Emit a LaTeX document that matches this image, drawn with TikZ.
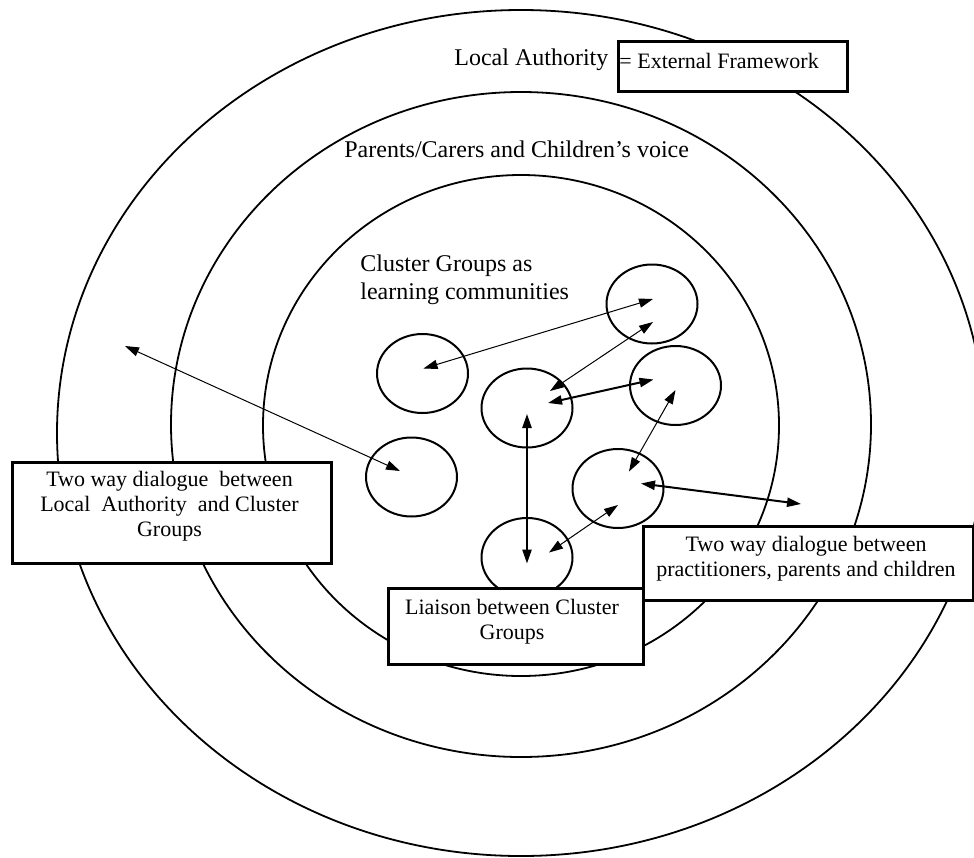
\documentclass[tikz,border=0pt]{standalone}
\usepackage{fontspec}
\setmainfont{Liberation Serif}
\usetikzlibrary{arrows.meta,shapes.geometric,calc}

\begin{document}
\begin{tikzpicture}[x=0.5pt,y=-0.5pt,
  ring/.style={line width=0.9pt},
  cluster/.style={draw,ellipse,line width=1pt,minimum width=45.5pt,minimum height=39.5pt,inner sep=0pt},
  link/.style={{Triangle[length=7pt,width=4.6pt]}-{Triangle[length=7pt,width=4.6pt]},line width=0.5pt},
  boldlink/.style={link,line width=1pt},
  framebox/.style={draw,fill=white,line width=1.5pt,inner sep=0pt,anchor=north west},
  label/.style={inner sep=0pt,font=\fontsize{12}{14}\selectfont},
  boxtext/.style={inner sep=0pt,anchor=base,font=\fontsize{11}{12.65}\selectfont}]

\path[use as bounding box] (0,0) rectangle (974,857);
\begin{scope}
\clip (0,0) rectangle (974,857);

% three nested rings
\draw[ring] (521,433) ellipse [x radius=232pt, y radius=211.5pt];
\draw[ring] (521,424.5) ellipse [x radius=175pt, y radius=166.25pt];
\draw[ring] (521,425.5) ellipse [x radius=129pt, y radius=125.25pt];

% ring captions
\node[label,anchor=base west] (la) at (454,65) {Local Authority};
\node[label,anchor=base west] (pc) at (344,157) {Parents/Carers and Children’s voice};
\node[label,anchor=base west] (cg1) at (360,271) {Cluster Groups as};
\node[label,anchor=base west] (cg2) at (360,299) {learning communities};

% cluster groups
\node[cluster] (c1) at (422.5,373.5) {};
\node[cluster] (c2) at (652,304) {};
\node[cluster] (c3) at (527,408) {};
\node[cluster] (c4) at (675.5,385.5) {};
\node[cluster] (c5) at (411.5,477) {};
\node[cluster] (c6) at (618,488.5) {};
\node[cluster] (c7) at (527,557.5) {};

\coordinate (outL) at (125,346);
\coordinate (outR) at (801,504);

% dialogue arrows
\draw[link] ($(c1)+(1,-5)$) -- ($(c2)+(1,-5)$);
\draw[link] ($(c3)+(23,-17)$) -- ($(c2)+(1,18)$);
\draw[boldlink] ($(c3)+(21,-5)$) -- ($(c4)+(-22,-6)$);
\draw[boldlink] ($(c3)+(0,6)$) -- ($(c7)+(0,6)$);
\draw[link] ($(c4)+(0,4.5)$) -- ($(c6)+(11,-17)$);
\draw[link] ($(c6)+(0,16.5)$) -- ($(c7)+(22,-5)$);
\draw[boldlink] ($(c6)+(23,-5)$) -- (outR);
\draw[link] ($(c5)+(-11.5,-6)$) -- (outL);

% framed captions
\node[framebox,minimum width=114.5pt,minimum height=25pt] (ext) at (617,40) {};
\node[boxtext,anchor=base west] (extT) at (619,68) {= External Framework};

\node[framebox,minimum width=159.5pt,minimum height=50.5pt] (lbox) at (11,461) {};
\node[boxtext] (l1) at (169.5,486) {Two way dialogue~ between};
\node[boxtext] (l2) at (169.5,511.5) {Local~ Authority~ and Cluster};
\node[boxtext] (l3) at (169.5,536.5) {Groups};

\node[framebox,minimum width=165pt,minimum height=37pt] (rbox) at (642,525) {};
\node[boxtext] (r1) at (806,551) {Two way dialogue between};
\node[boxtext] (r2) at (806,576.5) {practitioners, parents and children};

\node[framebox,minimum width=127.5pt,minimum height=38pt] (libox) at (387,587) {};
\node[boxtext] (li1) at (512,614) {Liaison between Cluster};
\node[boxtext] (li2) at (512,639.5) {Groups};
\end{scope}
\end{tikzpicture}
\end{document}
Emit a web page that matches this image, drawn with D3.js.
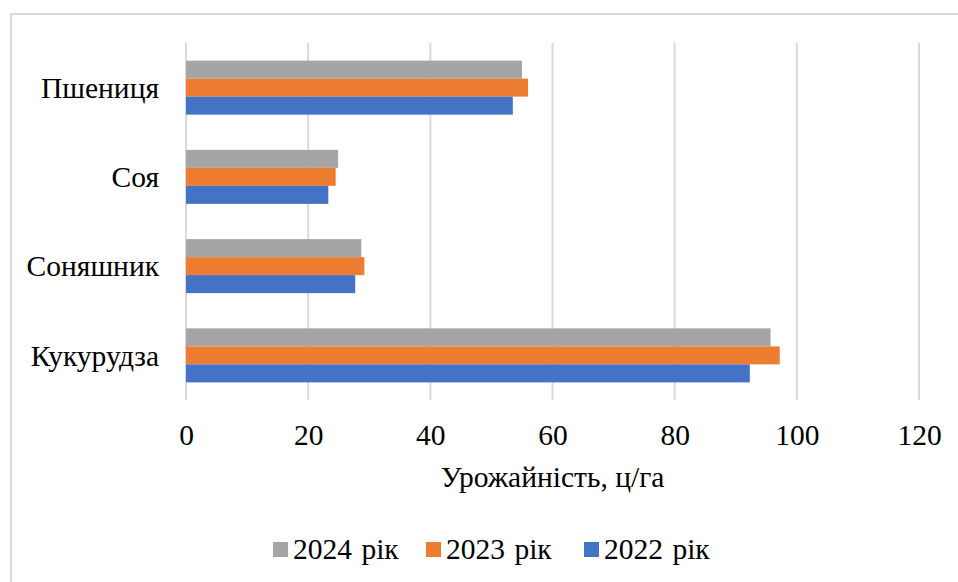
<!DOCTYPE html>
<html>
<head>
<meta charset="utf-8">
<script src="https://cdn.jsdelivr.net/npm/d3@7"></script>
</head>
<body style="margin:0">
<svg id="yields" width="958" height="582"></svg>
<script>
// Crop yields, c/ha, by year
const crops = ["Пшениця", "Соя", "Соняшник", "Кукурудза"];
const years = ["2024 рік", "2023 рік", "2022 рік"];
const yield2024 = [55.0, 24.9, 28.7, 95.7];
const yield2023 = [56.0, 24.5, 29.2, 97.2];
const yield2022 = [53.5, 23.3, 27.7, 92.3];
const xTicks = [0, 20, 40, 60, 80, 100, 120];
const colors = ["#A5A5A5", "#ED7D31", "#4472C4"];
const axisTitle = "Урожайність, ц/га";

const seriesValues = [yield2024, yield2023, yield2022];

const W = 958, H = 582;
const FONT = "Liberation Serif";
const FS = 29.5;

const svg = d3.select("#yields").style("display", "block");

// outer chart frame
svg.append("rect")
  .attr("x", 11).attr("y", 14)
  .attr("width", W + 20).attr("height", H + 20)
  .attr("fill", "#fff").attr("stroke", "#d9d9d9").attr("stroke-width", 2);

const plot = { left: 186, right: 919, top: 43, bottom: 400 };

const x = d3.scaleLinear().domain([0, 120]).range([plot.left, plot.right]);
const y = d3.scaleBand().domain(crops).range([plot.top, plot.bottom]).paddingInner(0.395).paddingOuter(0.1975);
const ySub = d3.scaleBand().domain(years).range([0, y.bandwidth()]);

// vertical gridlines
svg.append("g").selectAll("line").data(xTicks).join("line")
  .attr("x1", d => x(d)).attr("x2", d => x(d))
  .attr("y1", plot.top).attr("y2", plot.bottom)
  .attr("stroke", "#d9d9d9").attr("stroke-width", 2);

// bars
const groups = svg.append("g").selectAll("g").data(crops).join("g")
  .attr("transform", d => `translate(0,${y(d)})`);

groups.selectAll("rect")
  .data((c, i) => years.map((yr, s) => ({ yr, s, v: seriesValues[s][i] })))
  .join("rect")
  .attr("x", x(0))
  .attr("y", d => ySub(d.yr))
  .attr("width", d => x(d.v) - x(0))
  .attr("height", ySub.bandwidth())
  .attr("fill", d => colors[d.s]);

// x tick labels
const xAxis = d3.axisBottom(x).tickValues(xTicks).tickSize(0).tickPadding(0).tickFormat(d3.format("d"));
const gx = svg.append("g").attr("transform", `translate(0,${plot.bottom})`).call(xAxis);
gx.select(".domain").remove();
gx.selectAll("text").attr("y", 45).attr("dy", 0);

// category labels
const yAxis = d3.axisLeft(y).tickSize(0).tickPadding(0);
const gy = svg.append("g").attr("transform", `translate(${plot.left - 27},0)`).call(yAxis);
gy.select(".domain").remove();
gy.selectAll("text").attr("dy", "0.35em");

// axis title
svg.append("text")
  .attr("x", (plot.left + plot.right) / 2).attr("y", 487)
  .attr("text-anchor", "middle")
  .text(axisTitle);

// legend
const legendX = [273, 426, 584];
const legend = svg.append("g").selectAll("g").data(years).join("g")
  .attr("transform", (d, i) => `translate(${legendX[i]},542)`);
legend.append("rect").attr("width", 15).attr("height", 15).attr("fill", (d, i) => colors[i]);
legend.append("text")
  .attr("x", 20).attr("y", 17)
  .style("word-spacing", "2px")
  .text(d => d);

// shared typography for every label
svg.selectAll("text")
  .attr("font-family", FONT)
  .attr("font-size", FS)
  .attr("fill", "#000");
</script>
</body>
</html>
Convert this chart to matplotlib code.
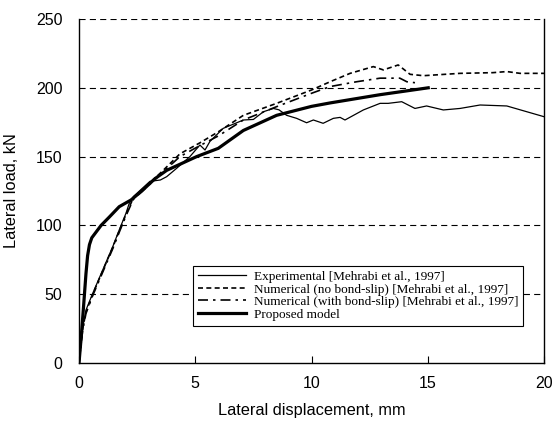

*****

● Objective: Repeat the data above exactly, but not the pictures.

● Response to the task:
Emit a LaTeX document that matches this image, drawn with TikZ.
\documentclass[tikz,border=0pt]{standalone}
\usepackage{fontspec}
\setmainfont{Liberation Serif}
\usetikzlibrary{arrows.meta,shapes.geometric,calc}

\begin{document}
\begin{tikzpicture}[x=0.5pt,y=-0.5pt,
  ring/.style={line width=0.9pt},
  cluster/.style={draw,ellipse,line width=1pt,minimum width=45.5pt,minimum height=39.5pt,inner sep=0pt},
  link/.style={{Triangle[length=7pt,width=4.6pt]}-{Triangle[length=7pt,width=4.6pt]},line width=0.5pt},
  boldlink/.style={link,line width=1pt},
  framebox/.style={draw,fill=white,line width=1.5pt,inner sep=0pt,anchor=north west},
  label/.style={inner sep=0pt,font=\fontsize{12}{14}\selectfont},
  boxtext/.style={inner sep=0pt,anchor=base,font=\fontsize{11}{12.65}\selectfont}]

\path[use as bounding box] (0,0) rectangle (974,857);
\begin{scope}
\clip (0,0) rectangle (974,857);

% three nested rings
\draw[ring] (521,433) ellipse [x radius=232pt, y radius=211.5pt];
\draw[ring] (521,424.5) ellipse [x radius=175pt, y radius=166.25pt];
\draw[ring] (521,425.5) ellipse [x radius=129pt, y radius=125.25pt];

% ring captions
\node[label,anchor=base west] (la) at (454,65) {Local Authority};
\node[label,anchor=base west] (pc) at (344,157) {Parents/Carers and Children’s voice};
\node[label,anchor=base west] (cg1) at (360,271) {Cluster Groups as};
\node[label,anchor=base west] (cg2) at (360,299) {learning communities};

% cluster groups
\node[cluster] (c1) at (422.5,373.5) {};
\node[cluster] (c2) at (652,304) {};
\node[cluster] (c3) at (527,408) {};
\node[cluster] (c4) at (675.5,385.5) {};
\node[cluster] (c5) at (411.5,477) {};
\node[cluster] (c6) at (618,488.5) {};
\node[cluster] (c7) at (527,557.5) {};

\coordinate (outL) at (125,346);
\coordinate (outR) at (801,504);

% dialogue arrows
\draw[link] ($(c1)+(1,-5)$) -- ($(c2)+(1,-5)$);
\draw[link] ($(c3)+(23,-17)$) -- ($(c2)+(1,18)$);
\draw[boldlink] ($(c3)+(21,-5)$) -- ($(c4)+(-22,-6)$);
\draw[boldlink] ($(c3)+(0,6)$) -- ($(c7)+(0,6)$);
\draw[link] ($(c4)+(0,4.5)$) -- ($(c6)+(11,-17)$);
\draw[link] ($(c6)+(0,16.5)$) -- ($(c7)+(22,-5)$);
\draw[boldlink] ($(c6)+(23,-5)$) -- (outR);
\draw[link] ($(c5)+(-11.5,-6)$) -- (outL);

% framed captions
\node[framebox,minimum width=114.5pt,minimum height=25pt] (ext) at (617,40) {};
\node[boxtext,anchor=base west] (extT) at (619,68) {= External Framework};

\node[framebox,minimum width=159.5pt,minimum height=50.5pt] (lbox) at (11,461) {};
\node[boxtext] (l1) at (169.5,486) {Two way dialogue~ between};
\node[boxtext] (l2) at (169.5,511.5) {Local~ Authority~ and Cluster};
\node[boxtext] (l3) at (169.5,536.5) {Groups};

\node[framebox,minimum width=165pt,minimum height=37pt] (rbox) at (642,525) {};
\node[boxtext] (r1) at (806,551) {Two way dialogue between};
\node[boxtext] (r2) at (806,576.5) {practitioners, parents and children};

\node[framebox,minimum width=127.5pt,minimum height=38pt] (libox) at (387,587) {};
\node[boxtext] (li1) at (512,614) {Liaison between Cluster};
\node[boxtext] (li2) at (512,639.5) {Groups};
\end{scope}
\end{tikzpicture}
\end{document}
Emit a web page that matches this image, drawn with D3.js.
<!DOCTYPE html>
<html>
<head>
<meta charset="utf-8">
<script src="https://cdn.jsdelivr.net/npm/d3@7"></script>
</head>
<body style="margin:0">
<svg id="yields" width="958" height="582"></svg>
<script>
// Crop yields, c/ha, by year
const crops = ["Пшениця", "Соя", "Соняшник", "Кукурудза"];
const years = ["2024 рік", "2023 рік", "2022 рік"];
const yield2024 = [55.0, 24.9, 28.7, 95.7];
const yield2023 = [56.0, 24.5, 29.2, 97.2];
const yield2022 = [53.5, 23.3, 27.7, 92.3];
const xTicks = [0, 20, 40, 60, 80, 100, 120];
const colors = ["#A5A5A5", "#ED7D31", "#4472C4"];
const axisTitle = "Урожайність, ц/га";

const seriesValues = [yield2024, yield2023, yield2022];

const W = 958, H = 582;
const FONT = "Liberation Serif";
const FS = 29.5;

const svg = d3.select("#yields").style("display", "block");

// outer chart frame
svg.append("rect")
  .attr("x", 11).attr("y", 14)
  .attr("width", W + 20).attr("height", H + 20)
  .attr("fill", "#fff").attr("stroke", "#d9d9d9").attr("stroke-width", 2);

const plot = { left: 186, right: 919, top: 43, bottom: 400 };

const x = d3.scaleLinear().domain([0, 120]).range([plot.left, plot.right]);
const y = d3.scaleBand().domain(crops).range([plot.top, plot.bottom]).paddingInner(0.395).paddingOuter(0.1975);
const ySub = d3.scaleBand().domain(years).range([0, y.bandwidth()]);

// vertical gridlines
svg.append("g").selectAll("line").data(xTicks).join("line")
  .attr("x1", d => x(d)).attr("x2", d => x(d))
  .attr("y1", plot.top).attr("y2", plot.bottom)
  .attr("stroke", "#d9d9d9").attr("stroke-width", 2);

// bars
const groups = svg.append("g").selectAll("g").data(crops).join("g")
  .attr("transform", d => `translate(0,${y(d)})`);

groups.selectAll("rect")
  .data((c, i) => years.map((yr, s) => ({ yr, s, v: seriesValues[s][i] })))
  .join("rect")
  .attr("x", x(0))
  .attr("y", d => ySub(d.yr))
  .attr("width", d => x(d.v) - x(0))
  .attr("height", ySub.bandwidth())
  .attr("fill", d => colors[d.s]);

// x tick labels
const xAxis = d3.axisBottom(x).tickValues(xTicks).tickSize(0).tickPadding(0).tickFormat(d3.format("d"));
const gx = svg.append("g").attr("transform", `translate(0,${plot.bottom})`).call(xAxis);
gx.select(".domain").remove();
gx.selectAll("text").attr("y", 45).attr("dy", 0);

// category labels
const yAxis = d3.axisLeft(y).tickSize(0).tickPadding(0);
const gy = svg.append("g").attr("transform", `translate(${plot.left - 27},0)`).call(yAxis);
gy.select(".domain").remove();
gy.selectAll("text").attr("dy", "0.35em");

// axis title
svg.append("text")
  .attr("x", (plot.left + plot.right) / 2).attr("y", 487)
  .attr("text-anchor", "middle")
  .text(axisTitle);

// legend
const legendX = [273, 426, 584];
const legend = svg.append("g").selectAll("g").data(years).join("g")
  .attr("transform", (d, i) => `translate(${legendX[i]},542)`);
legend.append("rect").attr("width", 15).attr("height", 15).attr("fill", (d, i) => colors[i]);
legend.append("text")
  .attr("x", 20).attr("y", 17)
  .style("word-spacing", "2px")
  .text(d => d);

// shared typography for every label
svg.selectAll("text")
  .attr("font-family", FONT)
  .attr("font-size", FS)
  .attr("fill", "#000");
</script>
</body>
</html>
Convert this chart to matplotlib code.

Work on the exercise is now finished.